--- Start of RECORD EXCERPTS ---

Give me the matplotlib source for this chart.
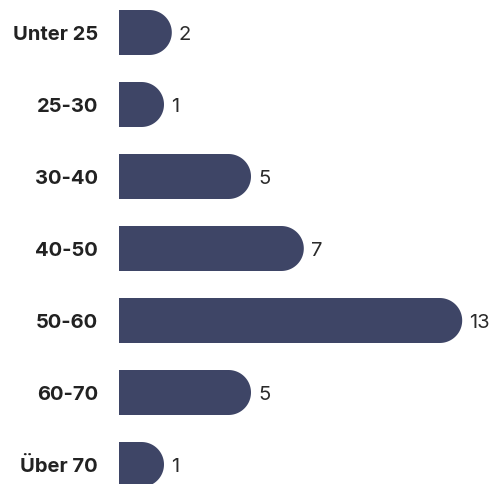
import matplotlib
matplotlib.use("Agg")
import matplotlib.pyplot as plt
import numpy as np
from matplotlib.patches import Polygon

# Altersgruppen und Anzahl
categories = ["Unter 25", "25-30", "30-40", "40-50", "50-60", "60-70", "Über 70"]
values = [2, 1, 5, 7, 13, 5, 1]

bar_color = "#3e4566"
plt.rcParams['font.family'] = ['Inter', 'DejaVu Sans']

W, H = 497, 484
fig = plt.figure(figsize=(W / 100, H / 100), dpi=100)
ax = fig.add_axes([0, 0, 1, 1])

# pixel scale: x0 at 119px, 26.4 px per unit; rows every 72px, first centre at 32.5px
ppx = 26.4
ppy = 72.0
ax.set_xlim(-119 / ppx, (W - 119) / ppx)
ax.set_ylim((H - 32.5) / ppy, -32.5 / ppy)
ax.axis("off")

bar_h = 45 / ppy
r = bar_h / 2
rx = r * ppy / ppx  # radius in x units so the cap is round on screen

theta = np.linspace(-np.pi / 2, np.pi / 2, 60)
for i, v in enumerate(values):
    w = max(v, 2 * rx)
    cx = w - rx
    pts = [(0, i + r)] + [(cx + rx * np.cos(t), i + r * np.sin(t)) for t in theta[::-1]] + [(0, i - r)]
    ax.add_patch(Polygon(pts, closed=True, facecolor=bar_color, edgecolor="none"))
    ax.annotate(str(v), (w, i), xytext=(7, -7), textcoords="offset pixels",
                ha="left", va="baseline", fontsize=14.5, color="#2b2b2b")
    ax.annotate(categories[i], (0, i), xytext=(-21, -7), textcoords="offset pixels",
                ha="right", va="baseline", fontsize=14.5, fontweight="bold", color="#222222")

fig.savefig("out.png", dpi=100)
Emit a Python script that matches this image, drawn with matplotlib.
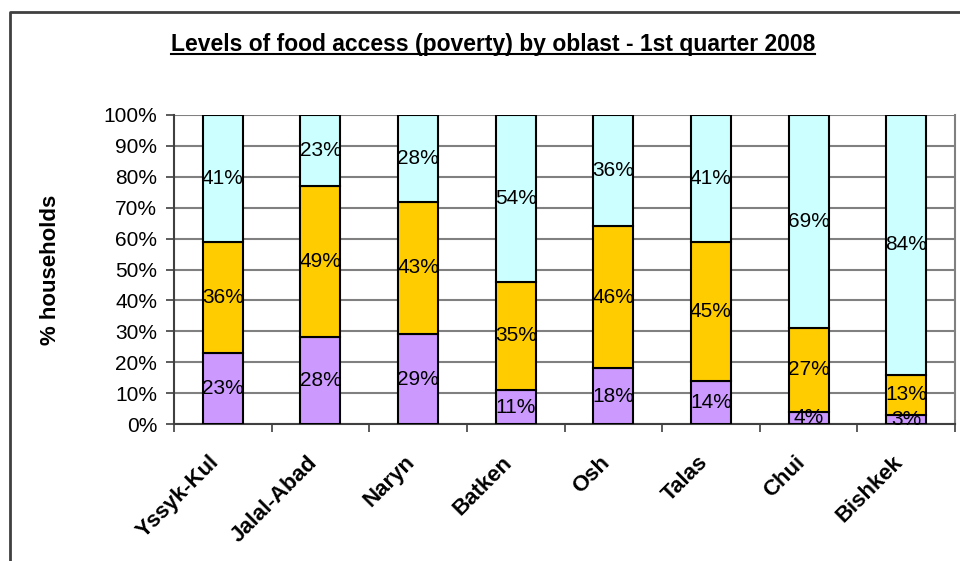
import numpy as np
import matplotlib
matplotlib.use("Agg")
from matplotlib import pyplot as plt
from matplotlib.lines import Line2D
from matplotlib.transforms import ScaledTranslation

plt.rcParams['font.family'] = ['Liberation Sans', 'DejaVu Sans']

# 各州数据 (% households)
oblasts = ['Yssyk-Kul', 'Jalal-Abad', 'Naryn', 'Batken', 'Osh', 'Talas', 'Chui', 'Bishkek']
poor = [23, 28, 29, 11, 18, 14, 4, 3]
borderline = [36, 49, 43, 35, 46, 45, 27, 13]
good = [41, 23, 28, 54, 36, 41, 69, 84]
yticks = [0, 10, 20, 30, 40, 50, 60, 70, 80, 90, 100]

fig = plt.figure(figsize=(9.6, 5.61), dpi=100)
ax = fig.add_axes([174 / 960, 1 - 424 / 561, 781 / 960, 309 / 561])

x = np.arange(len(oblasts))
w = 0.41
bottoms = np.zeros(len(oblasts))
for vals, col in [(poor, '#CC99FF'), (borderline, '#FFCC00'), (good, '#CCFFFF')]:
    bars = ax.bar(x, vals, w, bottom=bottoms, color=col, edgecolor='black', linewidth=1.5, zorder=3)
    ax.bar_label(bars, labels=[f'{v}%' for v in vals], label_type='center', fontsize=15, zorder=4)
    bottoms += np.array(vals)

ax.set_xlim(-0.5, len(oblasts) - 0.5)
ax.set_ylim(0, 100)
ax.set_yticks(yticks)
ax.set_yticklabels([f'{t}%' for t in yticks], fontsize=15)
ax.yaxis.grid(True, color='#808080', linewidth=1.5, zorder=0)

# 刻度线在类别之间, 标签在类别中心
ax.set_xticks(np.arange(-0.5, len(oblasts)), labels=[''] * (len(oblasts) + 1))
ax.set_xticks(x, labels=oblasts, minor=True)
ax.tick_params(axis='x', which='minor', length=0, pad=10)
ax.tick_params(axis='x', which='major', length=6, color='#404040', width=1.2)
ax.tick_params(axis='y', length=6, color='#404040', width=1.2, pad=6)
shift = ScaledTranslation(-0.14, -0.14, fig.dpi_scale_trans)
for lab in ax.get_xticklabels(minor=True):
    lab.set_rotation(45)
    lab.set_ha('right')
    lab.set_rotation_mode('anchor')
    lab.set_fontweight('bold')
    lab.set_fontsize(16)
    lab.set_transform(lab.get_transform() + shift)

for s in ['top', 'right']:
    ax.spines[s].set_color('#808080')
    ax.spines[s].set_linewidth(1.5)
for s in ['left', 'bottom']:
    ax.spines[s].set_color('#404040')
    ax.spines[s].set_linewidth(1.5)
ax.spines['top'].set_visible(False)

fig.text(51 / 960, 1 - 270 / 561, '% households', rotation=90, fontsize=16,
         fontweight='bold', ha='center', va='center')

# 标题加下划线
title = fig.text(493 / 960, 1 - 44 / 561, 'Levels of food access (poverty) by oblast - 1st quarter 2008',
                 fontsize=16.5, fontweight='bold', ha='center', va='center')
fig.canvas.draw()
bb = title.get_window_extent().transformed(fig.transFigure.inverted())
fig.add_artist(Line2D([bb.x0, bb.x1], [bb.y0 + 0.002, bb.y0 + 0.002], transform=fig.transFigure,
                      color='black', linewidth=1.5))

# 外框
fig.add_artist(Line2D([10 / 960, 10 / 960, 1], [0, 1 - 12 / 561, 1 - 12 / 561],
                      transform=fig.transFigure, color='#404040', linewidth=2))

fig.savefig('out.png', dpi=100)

--- End of RECORD EXCERPTS ---

» SET EXERCISE
Please repeat exactly the data above from its first line to the line that contains "from matplotlib.transforms import", inclusive, and leave every picture out.

» TASK OUTPUT
Give me the matplotlib source for this chart.
import matplotlib
matplotlib.use("Agg")
import matplotlib.pyplot as plt
import numpy as np
from matplotlib.patches import Polygon

# Altersgruppen und Anzahl
categories = ["Unter 25", "25-30", "30-40", "40-50", "50-60", "60-70", "Über 70"]
values = [2, 1, 5, 7, 13, 5, 1]

bar_color = "#3e4566"
plt.rcParams['font.family'] = ['Inter', 'DejaVu Sans']

W, H = 497, 484
fig = plt.figure(figsize=(W / 100, H / 100), dpi=100)
ax = fig.add_axes([0, 0, 1, 1])

# pixel scale: x0 at 119px, 26.4 px per unit; rows every 72px, first centre at 32.5px
ppx = 26.4
ppy = 72.0
ax.set_xlim(-119 / ppx, (W - 119) / ppx)
ax.set_ylim((H - 32.5) / ppy, -32.5 / ppy)
ax.axis("off")

bar_h = 45 / ppy
r = bar_h / 2
rx = r * ppy / ppx  # radius in x units so the cap is round on screen

theta = np.linspace(-np.pi / 2, np.pi / 2, 60)
for i, v in enumerate(values):
    w = max(v, 2 * rx)
    cx = w - rx
    pts = [(0, i + r)] + [(cx + rx * np.cos(t), i + r * np.sin(t)) for t in theta[::-1]] + [(0, i - r)]
    ax.add_patch(Polygon(pts, closed=True, facecolor=bar_color, edgecolor="none"))
    ax.annotate(str(v), (w, i), xytext=(7, -7), textcoords="offset pixels",
                ha="left", va="baseline", fontsize=14.5, color="#2b2b2b")
    ax.annotate(categories[i], (0, i), xytext=(-21, -7), textcoords="offset pixels",
                ha="right", va="baseline", fontsize=14.5, fontweight="bold", color="#222222")

fig.savefig("out.png", dpi=100)
Emit a Python script that matches this image, drawn with matplotlib.
import numpy as np
import matplotlib
matplotlib.use("Agg")
from matplotlib import pyplot as plt
from matplotlib.lines import Line2D
from matplotlib.transforms import ScaledTranslation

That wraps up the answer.